Votation du 8 février 2009

Participation : 51%
Oui : 1 517 132 (59,6%)
Non : 1 027 899 (40,4%)

Mots d’ordre :
– Oui : PS, PLR, PDC, PE, PEL, PEV (2*), PBD, PCS ; Economiesuisse, USP, USAM, USS, UCAPS, UPS.
– Non : UDC (1*), PdT, DS, Lega, UDF, PDL ; ASIN.
* Recommandation différente des partis cantonaux.

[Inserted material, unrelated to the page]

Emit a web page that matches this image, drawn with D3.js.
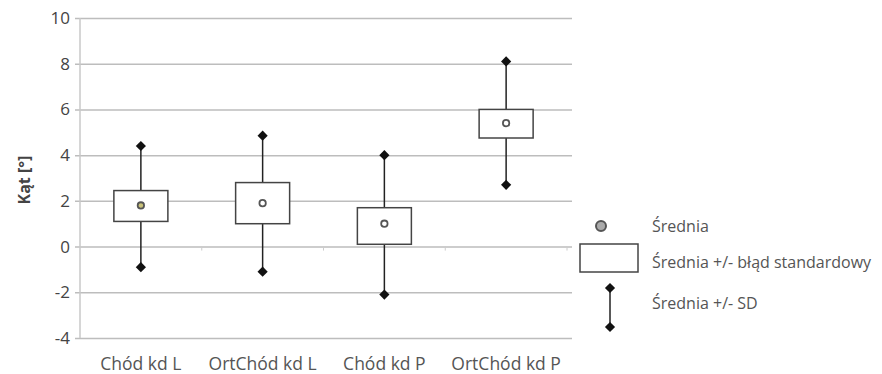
<!DOCTYPE html>
<html lang="pl">
<head>
<meta charset="UTF-8">
<title>Kąt</title>
<script src="https://d3js.org/d3.v7.min.js"></script>
<style>
  body { margin: 0; background: #fff; font-family: "Open Sans", sans-serif; }
  svg { display: block; }
</style>
</head>
<body>
<svg id="chart" width="882" height="374"></svg>
<script>
const categories = ["Chód kd L", "OrtChód kd L", "Chód kd P", "OrtChód kd P"];
const means   = [1.8, 1.9, 1.0, 5.4];
const seLow   = [1.1, 1.0, 0.1, 4.75];
const seHigh  = [2.45, 2.8, 1.7, 6.0];
const sdLow   = [-0.9, -1.1, -2.1, 2.7];
const sdHigh  = [4.4, 4.85, 4.0, 8.1];
const yTicks  = [-4, -2, 0, 2, 4, 6, 8, 10];
const legendLabels = ["Średnia", "Średnia +/- błąd standardowy", "Średnia +/- SD"];

const svg = d3.select("#chart");
const margin = {top: 18, right: 315, bottom: 36, left: 80};
const width = 882 - margin.left - margin.right,
      height = 374 - margin.top - margin.bottom;
const g = svg.append("g").attr("transform", `translate(${margin.left},${margin.top})`);

const x = d3.scaleBand().domain(categories).range([0, width]);
const y = d3.scaleLinear().domain([-4, 10]).range([height, 0]);

// gridlines + y labels
const yAxis = g.append("g")
  .call(d3.axisLeft(y).tickValues(yTicks).tickSize(-width - 5).tickPadding(10)
    .tickFormat(d => String(d)));
yAxis.select(".domain").remove();
yAxis.selectAll(".tick line").attr("stroke", "#bdbdbd").attr("stroke-width", 1.5).attr("x1", -5);
yAxis.selectAll(".tick text").attr("fill", "#444")
  .style("font-size", "17px").style("font-family", "'Open Sans', sans-serif");

// left axis line
g.append("line").attr("x1", 0).attr("x2", 0).attr("y1", 0).attr("y2", height)
  .attr("stroke", "#c8c8c8").attr("stroke-width", 1.5);

// small category ticks on zero line
g.selectAll(".cat-tick").data(categories).enter().append("line")
  .attr("x1", d => x(d) + x.bandwidth()).attr("x2", d => x(d) + x.bandwidth())
  .attr("y1", y(0)).attr("y2", y(0) + 4)
  .attr("stroke", "#ccc");

// x labels
g.selectAll(".xlab").data(categories).enter().append("text")
  .attr("x", d => x(d) + x.bandwidth() / 2)
  .attr("y", 370 - margin.top)
  .attr("text-anchor", "middle")
  .attr("fill", "#555")
  .style("font-size", "17.5px")
  .text(d => d);

// y title
svg.append("text")
  .attr("transform", "translate(30,180) rotate(-90)")
  .attr("text-anchor", "middle")
  .attr("fill", "#444")
  .style("font-size", "16px")
  .style("font-weight", "bold")
  .text("Kąt [°]");

const diamond = d3.symbol().type(d3.symbolSquare).size(52);
const boxW = 54;

const groups = g.selectAll(".grp").data(categories).enter().append("g")
  .attr("transform", d => `translate(${x(d) + x.bandwidth() / 2},0)`);

groups.append("line")
  .attr("y1", (d, i) => y(sdLow[i])).attr("y2", (d, i) => y(sdHigh[i]))
  .attr("stroke", "#222").attr("stroke-width", 1.5);

groups.append("rect")
  .attr("x", -boxW / 2).attr("width", boxW)
  .attr("y", (d, i) => y(seHigh[i]))
  .attr("height", (d, i) => y(seLow[i]) - y(seHigh[i]))
  .attr("fill", "#fff").attr("stroke", "#444").attr("stroke-width", 1.5);

groups.append("path").attr("d", diamond)
  .attr("transform", (d, i) => `translate(0,${y(sdHigh[i])}) rotate(45)`).attr("fill", "#111");
groups.append("path").attr("d", diamond)
  .attr("transform", (d, i) => `translate(0,${y(sdLow[i])}) rotate(45)`).attr("fill", "#111");

groups.append("circle")
  .attr("cy", (d, i) => y(means[i])).attr("r", 3.2)
  .attr("fill", (d, i) => i === 0 ? "#c9c27a" : "#fff")
  .attr("stroke", "#555").attr("stroke-width", 1.8);

// legend
const lg = svg.append("g");
lg.append("circle").attr("cx", 601).attr("cy", 226).attr("r", 5)
  .attr("fill", "#aaa").attr("stroke", "#555").attr("stroke-width", 2);
lg.append("rect").attr("x", 580).attr("y", 244).attr("width", 58).attr("height", 28)
  .attr("fill", "#fff").attr("stroke", "#444").attr("stroke-width", 1.5);
lg.append("line").attr("x1", 610).attr("x2", 610).attr("y1", 288).attr("y2", 327)
  .attr("stroke", "#222").attr("stroke-width", 1.5);
lg.append("path").attr("d", diamond).attr("transform", "translate(610,288) rotate(45)").attr("fill", "#111");
lg.append("path").attr("d", diamond).attr("transform", "translate(610,327) rotate(45)").attr("fill", "#111");

const legendY = [226, 262, 303];
lg.selectAll(".lt").data(legendLabels).enter().append("text")
  .attr("x", 652).attr("y", (d, i) => legendY[i])
  .attr("dy", "0.35em")
  .attr("fill", "#555")
  .style("font-size", "16px")
  .text(d => d);
</script>
</body>
</html>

L’analyse VOX a montré que la confiance placée dans le Conseil fédéral a été l’élément le plus important dans le choix des votants. Les personnes qui lui faisaient confiance ont approuvé l’accord à 83%, alors que celles qui s’en méfiaient l’ont accepté à 25%. Les sympathies partisanes ont également joué un rôle important. Les sympathisants du PDC, du PLR et du PS ont ainsi suivi les recommandations de leur parti respectivement par 75%, 77% et 80% des voix. Ceux de l’UDC ont fait de même à 94%, rejetant massivement l’accord. Finalement les personnes non alignées sur un parti se sont exprimées en faveur de l’accord à 69%, soit presque 10% de plus que la moyenne nationale. Par ailleurs, l’appartenance gauche-droite a entraîné des répercussions moins fortes que les sympathies partisanes. Ainsi, l’approbation a été plus forte parmi les votants de gauche (91%) et d’extrême gauche (77%). Les votants se classant au centre ont approuvé l’accord par 64%, ceux s’estimant à droite l’ont fait à 46% et ceux de l’extrême droite à 21 %. La position par rapport aux étrangers a pesé également de manière importante sur la décision des électeurs. Les tenants d’une politique égalitaire à leur encontre ont soutenu massivement l’accord (83%), ceux qui donnaient une préférence nationale l’ont majoritairement rejeté (70%). Les caractéristiques sociales et économiques ont eu un faible impact sur l’issue de la votation. Toutefois, les catégories urbaines, matériellement aisées et issues de hautes écoles ont approuvé cet accord de manière plus nette. Finalement, la Suisse romande l’a approuvé à 66%, la Suisse alémanique à 59% et la Suisse italienne à 34%.